While Microsoft was interested in licensing fees, Apple looks to prevent HTC from selling its products. Both are valid ways to utilize patents but it could lead to mutually assured destruction (MAD). Typically companies with large patent portfolios will cross license allowing at least these companies to play together.

Ok, nothing new here. This has been the approach to company interaction since patents were available. Unfortunately, software it a bit different. A million lines of code is not uncommon for applications let alone operating systems. A chunk of hardware might have a couple patents to a couple hundred but software has the potential to be impacted by significantly more.

In the past, patents have been forced into pools that could be licensed. The Sewing Machine Combination was the first patent pool in the United States. There were four member companies: Singer Manufacturing Company, Howe Machine Company, Wheeler & Wilson, and Grover & Baker. The last patent expired in 1877.

Patents should, in theory, promote innovation and scientific research. In practice it has been quite different. In the case of the avionics industry in the U.S., the government needed to take steps again to create a patent pool, the Manufacturers Aircraft Association, otherwise aircraft development and deployment would have slowed to a crawl.

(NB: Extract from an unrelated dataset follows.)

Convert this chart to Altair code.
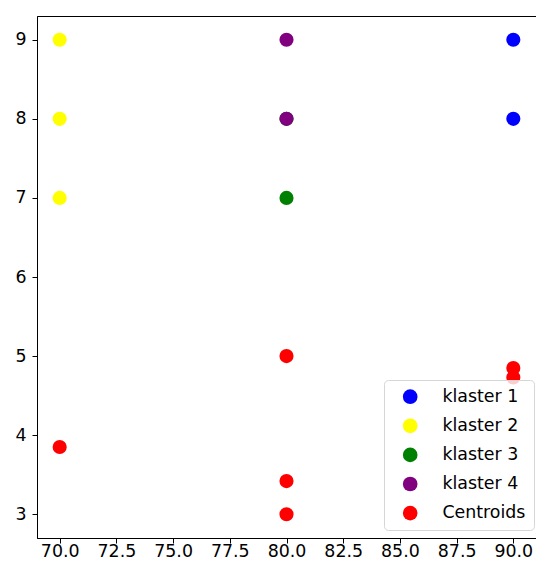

Lawsuits by the Wright brothers damaged their public image. We have not hit this level of acrimony in the computer industry but it is moving in that direction.

Being open source, Android actually has a tougher time with patents because developers have access to the code. Closed operating systems like Microsoft's Windows and Apple's iOS require a patent holder to infer whether their technology is part of the operating system. In some cases this is easy but in others it can be difficult.

Unfortunately I don't hold out hope that anything will change on the patent side. There are heavy duty forces like patent lawyers and holders of large patent portfolios that like the status quo. I won't even get into the dicussion of patent trolls that make this whole mess worse.

A big problem with software patents is how little one patent has to do with most systems where it is utilized. Another problem with software patents is the number of people affected by these patent fights. The most numerous are the end customers but there are thousands of developers working on apps and tools for Android or any other platform you can think of. On the other hand, it provides plenty of fodder for journalists.